-- BEGIN --

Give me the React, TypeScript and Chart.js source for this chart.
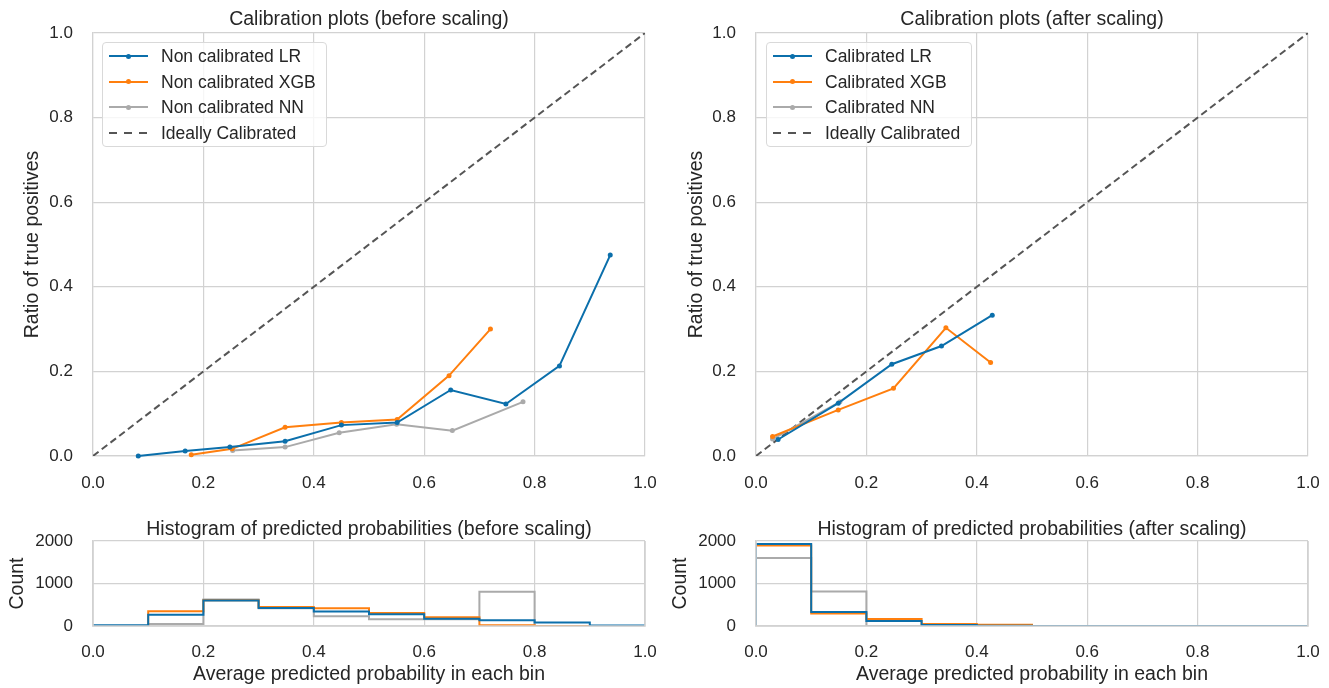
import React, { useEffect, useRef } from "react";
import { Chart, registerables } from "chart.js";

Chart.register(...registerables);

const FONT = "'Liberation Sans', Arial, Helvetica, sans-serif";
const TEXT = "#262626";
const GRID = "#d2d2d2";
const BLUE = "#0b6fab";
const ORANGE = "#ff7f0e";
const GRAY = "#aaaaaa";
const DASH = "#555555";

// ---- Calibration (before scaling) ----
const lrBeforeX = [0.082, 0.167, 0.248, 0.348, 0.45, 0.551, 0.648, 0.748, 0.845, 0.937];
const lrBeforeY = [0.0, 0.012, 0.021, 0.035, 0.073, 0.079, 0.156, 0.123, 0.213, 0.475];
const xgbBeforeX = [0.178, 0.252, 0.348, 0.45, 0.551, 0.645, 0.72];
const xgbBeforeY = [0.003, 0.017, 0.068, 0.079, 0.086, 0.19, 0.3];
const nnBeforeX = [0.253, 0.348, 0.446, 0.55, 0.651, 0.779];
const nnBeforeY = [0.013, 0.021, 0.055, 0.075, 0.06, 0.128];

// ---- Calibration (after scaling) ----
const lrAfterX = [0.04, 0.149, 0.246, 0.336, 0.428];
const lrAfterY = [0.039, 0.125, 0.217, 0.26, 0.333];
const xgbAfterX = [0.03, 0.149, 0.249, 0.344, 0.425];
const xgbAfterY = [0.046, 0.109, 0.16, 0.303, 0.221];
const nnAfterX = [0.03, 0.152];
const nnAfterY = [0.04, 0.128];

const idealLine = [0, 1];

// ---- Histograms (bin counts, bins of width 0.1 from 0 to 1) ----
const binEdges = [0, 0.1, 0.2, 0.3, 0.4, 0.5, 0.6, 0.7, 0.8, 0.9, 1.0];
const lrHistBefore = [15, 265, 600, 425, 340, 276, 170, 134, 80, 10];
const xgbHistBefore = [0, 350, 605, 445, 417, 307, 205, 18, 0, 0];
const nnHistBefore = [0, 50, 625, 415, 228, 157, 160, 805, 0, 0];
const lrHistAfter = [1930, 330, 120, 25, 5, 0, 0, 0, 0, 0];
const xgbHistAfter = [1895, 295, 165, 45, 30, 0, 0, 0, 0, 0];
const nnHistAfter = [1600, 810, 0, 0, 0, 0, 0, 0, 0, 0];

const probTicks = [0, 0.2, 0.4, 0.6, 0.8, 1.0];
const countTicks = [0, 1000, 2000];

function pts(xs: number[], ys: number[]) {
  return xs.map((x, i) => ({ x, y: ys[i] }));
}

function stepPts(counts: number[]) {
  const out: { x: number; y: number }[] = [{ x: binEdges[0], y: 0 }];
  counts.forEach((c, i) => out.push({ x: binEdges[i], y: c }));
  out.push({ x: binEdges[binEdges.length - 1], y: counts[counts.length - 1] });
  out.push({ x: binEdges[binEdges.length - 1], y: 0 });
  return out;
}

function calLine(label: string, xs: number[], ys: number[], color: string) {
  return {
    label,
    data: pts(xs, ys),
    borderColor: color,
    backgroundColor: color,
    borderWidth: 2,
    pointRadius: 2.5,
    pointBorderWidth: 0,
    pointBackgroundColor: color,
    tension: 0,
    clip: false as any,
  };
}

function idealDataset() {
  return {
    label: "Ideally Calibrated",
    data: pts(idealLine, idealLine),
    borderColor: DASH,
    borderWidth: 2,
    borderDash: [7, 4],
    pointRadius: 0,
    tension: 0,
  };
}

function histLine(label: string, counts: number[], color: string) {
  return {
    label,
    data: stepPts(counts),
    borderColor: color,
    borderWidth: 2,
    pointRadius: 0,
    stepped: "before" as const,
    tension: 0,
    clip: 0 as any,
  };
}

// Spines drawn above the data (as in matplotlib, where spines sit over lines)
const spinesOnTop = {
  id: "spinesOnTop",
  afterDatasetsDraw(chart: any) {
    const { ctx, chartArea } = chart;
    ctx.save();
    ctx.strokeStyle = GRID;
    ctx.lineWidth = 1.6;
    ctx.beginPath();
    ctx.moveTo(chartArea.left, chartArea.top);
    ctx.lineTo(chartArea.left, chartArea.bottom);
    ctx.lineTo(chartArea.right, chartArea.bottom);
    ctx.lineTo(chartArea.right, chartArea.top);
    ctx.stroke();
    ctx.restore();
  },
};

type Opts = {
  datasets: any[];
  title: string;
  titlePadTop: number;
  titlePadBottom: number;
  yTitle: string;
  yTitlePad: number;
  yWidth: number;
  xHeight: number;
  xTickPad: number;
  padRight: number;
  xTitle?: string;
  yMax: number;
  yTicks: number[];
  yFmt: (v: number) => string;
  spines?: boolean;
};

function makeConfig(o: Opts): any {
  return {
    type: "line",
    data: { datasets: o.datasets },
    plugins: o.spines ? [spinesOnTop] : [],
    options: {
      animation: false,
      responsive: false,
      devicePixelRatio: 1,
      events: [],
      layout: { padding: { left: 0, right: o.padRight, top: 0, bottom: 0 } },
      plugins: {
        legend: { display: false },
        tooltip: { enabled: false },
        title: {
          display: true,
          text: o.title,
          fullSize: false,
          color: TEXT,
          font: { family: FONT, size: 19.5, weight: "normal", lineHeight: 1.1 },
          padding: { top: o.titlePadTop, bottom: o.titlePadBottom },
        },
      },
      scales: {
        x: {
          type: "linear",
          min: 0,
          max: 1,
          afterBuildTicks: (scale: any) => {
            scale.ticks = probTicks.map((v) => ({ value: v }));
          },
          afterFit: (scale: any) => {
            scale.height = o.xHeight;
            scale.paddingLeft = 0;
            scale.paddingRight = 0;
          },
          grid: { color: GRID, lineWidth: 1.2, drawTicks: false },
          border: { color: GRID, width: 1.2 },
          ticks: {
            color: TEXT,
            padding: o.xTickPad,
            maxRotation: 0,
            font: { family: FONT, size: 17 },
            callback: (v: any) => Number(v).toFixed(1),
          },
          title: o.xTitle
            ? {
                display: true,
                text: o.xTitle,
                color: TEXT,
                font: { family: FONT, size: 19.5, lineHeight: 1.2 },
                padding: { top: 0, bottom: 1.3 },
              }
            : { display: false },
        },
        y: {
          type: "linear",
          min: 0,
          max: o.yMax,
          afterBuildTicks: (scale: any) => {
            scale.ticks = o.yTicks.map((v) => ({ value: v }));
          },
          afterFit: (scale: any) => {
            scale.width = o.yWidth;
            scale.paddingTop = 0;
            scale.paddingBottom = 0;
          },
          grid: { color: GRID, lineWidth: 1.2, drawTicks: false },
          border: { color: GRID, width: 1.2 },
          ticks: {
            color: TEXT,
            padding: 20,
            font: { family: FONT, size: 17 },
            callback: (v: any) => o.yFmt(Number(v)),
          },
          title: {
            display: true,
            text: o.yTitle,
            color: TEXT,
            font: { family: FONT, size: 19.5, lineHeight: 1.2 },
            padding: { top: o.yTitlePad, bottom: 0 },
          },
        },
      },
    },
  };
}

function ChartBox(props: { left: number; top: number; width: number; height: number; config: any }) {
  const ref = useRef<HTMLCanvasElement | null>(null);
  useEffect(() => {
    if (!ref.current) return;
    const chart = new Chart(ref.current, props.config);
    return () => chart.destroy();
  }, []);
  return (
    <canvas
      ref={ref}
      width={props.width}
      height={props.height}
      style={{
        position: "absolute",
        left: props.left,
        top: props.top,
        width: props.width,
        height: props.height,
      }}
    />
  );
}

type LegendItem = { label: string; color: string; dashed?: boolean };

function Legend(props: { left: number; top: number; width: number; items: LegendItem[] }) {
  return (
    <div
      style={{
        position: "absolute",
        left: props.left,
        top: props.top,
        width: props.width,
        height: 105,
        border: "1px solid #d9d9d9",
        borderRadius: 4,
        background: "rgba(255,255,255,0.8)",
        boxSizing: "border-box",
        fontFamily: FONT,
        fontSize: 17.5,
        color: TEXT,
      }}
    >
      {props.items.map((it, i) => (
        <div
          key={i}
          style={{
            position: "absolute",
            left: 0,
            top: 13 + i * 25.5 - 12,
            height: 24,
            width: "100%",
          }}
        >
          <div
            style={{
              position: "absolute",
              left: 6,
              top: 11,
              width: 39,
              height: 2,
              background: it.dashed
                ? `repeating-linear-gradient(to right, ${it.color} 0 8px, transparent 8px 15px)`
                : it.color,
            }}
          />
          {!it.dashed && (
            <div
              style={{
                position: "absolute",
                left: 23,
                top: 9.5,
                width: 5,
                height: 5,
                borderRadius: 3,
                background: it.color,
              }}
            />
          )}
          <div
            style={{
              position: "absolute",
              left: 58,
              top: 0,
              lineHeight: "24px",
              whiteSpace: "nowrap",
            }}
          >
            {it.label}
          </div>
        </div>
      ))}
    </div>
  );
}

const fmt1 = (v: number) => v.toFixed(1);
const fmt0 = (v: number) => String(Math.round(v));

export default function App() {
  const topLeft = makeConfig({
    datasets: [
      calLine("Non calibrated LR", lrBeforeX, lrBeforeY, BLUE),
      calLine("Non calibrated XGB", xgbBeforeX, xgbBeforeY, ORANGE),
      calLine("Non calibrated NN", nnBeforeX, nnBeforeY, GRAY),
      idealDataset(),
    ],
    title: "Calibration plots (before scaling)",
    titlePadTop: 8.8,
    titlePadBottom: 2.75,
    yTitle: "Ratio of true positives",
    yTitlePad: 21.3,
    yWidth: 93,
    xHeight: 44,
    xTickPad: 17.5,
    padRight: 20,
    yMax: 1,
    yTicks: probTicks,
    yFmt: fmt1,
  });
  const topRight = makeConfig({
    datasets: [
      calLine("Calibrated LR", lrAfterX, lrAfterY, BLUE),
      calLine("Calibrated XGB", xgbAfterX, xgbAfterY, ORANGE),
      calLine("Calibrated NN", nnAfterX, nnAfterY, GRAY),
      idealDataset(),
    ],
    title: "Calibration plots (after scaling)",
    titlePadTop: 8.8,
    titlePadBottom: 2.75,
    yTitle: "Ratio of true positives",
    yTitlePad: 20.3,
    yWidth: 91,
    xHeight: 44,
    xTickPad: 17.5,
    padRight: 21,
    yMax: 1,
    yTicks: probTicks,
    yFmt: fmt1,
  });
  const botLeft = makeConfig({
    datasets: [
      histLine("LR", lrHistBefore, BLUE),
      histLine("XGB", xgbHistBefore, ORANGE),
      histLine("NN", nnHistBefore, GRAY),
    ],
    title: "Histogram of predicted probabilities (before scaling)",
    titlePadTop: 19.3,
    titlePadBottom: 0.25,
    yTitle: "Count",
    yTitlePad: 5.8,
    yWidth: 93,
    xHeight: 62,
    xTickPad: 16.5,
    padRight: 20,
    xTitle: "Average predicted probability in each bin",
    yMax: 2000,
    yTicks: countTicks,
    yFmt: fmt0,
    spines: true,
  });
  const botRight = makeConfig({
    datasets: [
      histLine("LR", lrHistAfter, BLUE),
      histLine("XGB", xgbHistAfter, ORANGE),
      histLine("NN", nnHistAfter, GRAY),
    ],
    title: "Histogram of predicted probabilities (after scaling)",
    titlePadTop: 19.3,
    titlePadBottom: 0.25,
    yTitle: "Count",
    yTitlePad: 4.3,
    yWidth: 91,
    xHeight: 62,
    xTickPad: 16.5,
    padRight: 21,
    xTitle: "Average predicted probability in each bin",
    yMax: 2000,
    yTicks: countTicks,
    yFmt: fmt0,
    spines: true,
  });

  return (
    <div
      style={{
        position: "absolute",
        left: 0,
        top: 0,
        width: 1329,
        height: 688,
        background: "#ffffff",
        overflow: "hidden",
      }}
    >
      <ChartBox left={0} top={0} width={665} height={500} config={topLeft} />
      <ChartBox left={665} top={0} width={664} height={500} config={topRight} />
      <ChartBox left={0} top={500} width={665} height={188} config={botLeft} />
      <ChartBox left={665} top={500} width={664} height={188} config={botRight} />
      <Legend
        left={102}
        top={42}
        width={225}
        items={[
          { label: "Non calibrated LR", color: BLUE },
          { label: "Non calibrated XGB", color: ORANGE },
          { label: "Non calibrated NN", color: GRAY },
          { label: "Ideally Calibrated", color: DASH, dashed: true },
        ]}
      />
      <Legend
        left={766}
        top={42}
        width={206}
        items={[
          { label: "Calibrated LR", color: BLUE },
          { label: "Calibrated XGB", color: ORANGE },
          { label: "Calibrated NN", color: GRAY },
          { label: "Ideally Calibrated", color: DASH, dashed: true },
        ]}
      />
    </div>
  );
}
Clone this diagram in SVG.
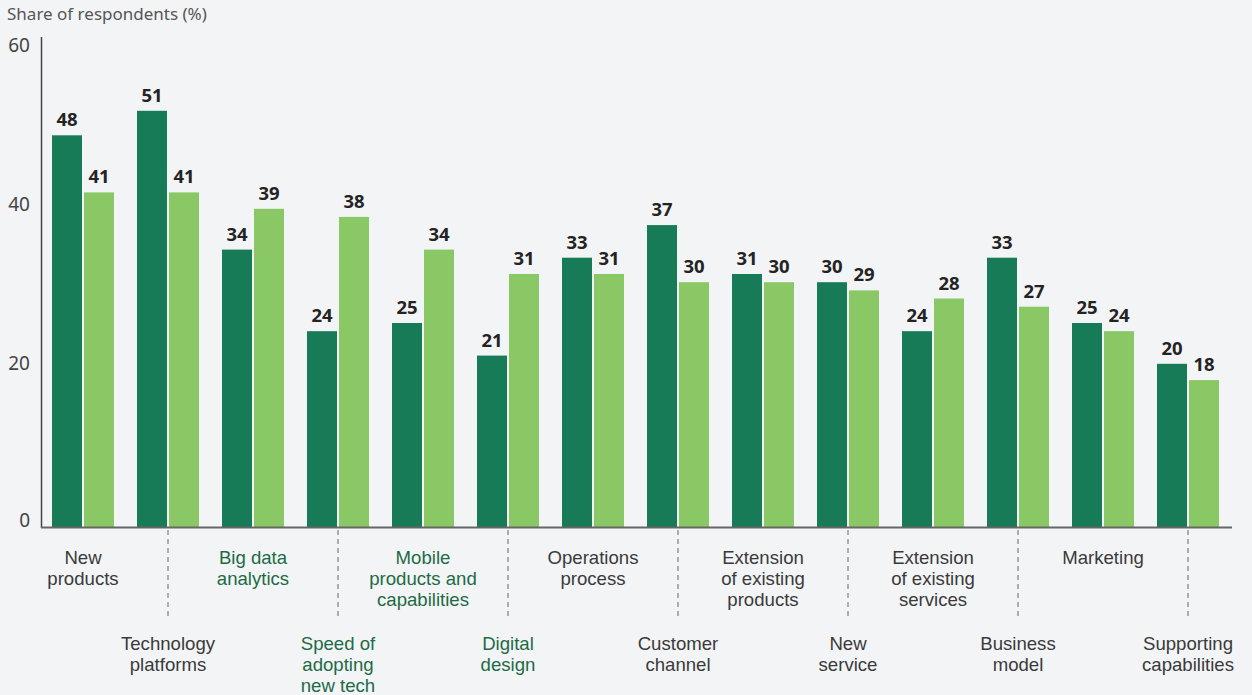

-- END --

▸ **Instruction**:
The lines from the top of the data above through the one holding "const nnBeforeY = [0.013, 0.021, 0.055, 0.075, 0.06, 0.128];" are to be repeated exactly, and only those, with no pictures.

▸ **The reply**:
Give me the React, TypeScript and Chart.js source for this chart.
import React, { useEffect, useRef } from "react";
import { Chart, registerables } from "chart.js";

Chart.register(...registerables);

const FONT = "'Liberation Sans', Arial, Helvetica, sans-serif";
const TEXT = "#262626";
const GRID = "#d2d2d2";
const BLUE = "#0b6fab";
const ORANGE = "#ff7f0e";
const GRAY = "#aaaaaa";
const DASH = "#555555";

// ---- Calibration (before scaling) ----
const lrBeforeX = [0.082, 0.167, 0.248, 0.348, 0.45, 0.551, 0.648, 0.748, 0.845, 0.937];
const lrBeforeY = [0.0, 0.012, 0.021, 0.035, 0.073, 0.079, 0.156, 0.123, 0.213, 0.475];
const xgbBeforeX = [0.178, 0.252, 0.348, 0.45, 0.551, 0.645, 0.72];
const xgbBeforeY = [0.003, 0.017, 0.068, 0.079, 0.086, 0.19, 0.3];
const nnBeforeX = [0.253, 0.348, 0.446, 0.55, 0.651, 0.779];
const nnBeforeY = [0.013, 0.021, 0.055, 0.075, 0.06, 0.128];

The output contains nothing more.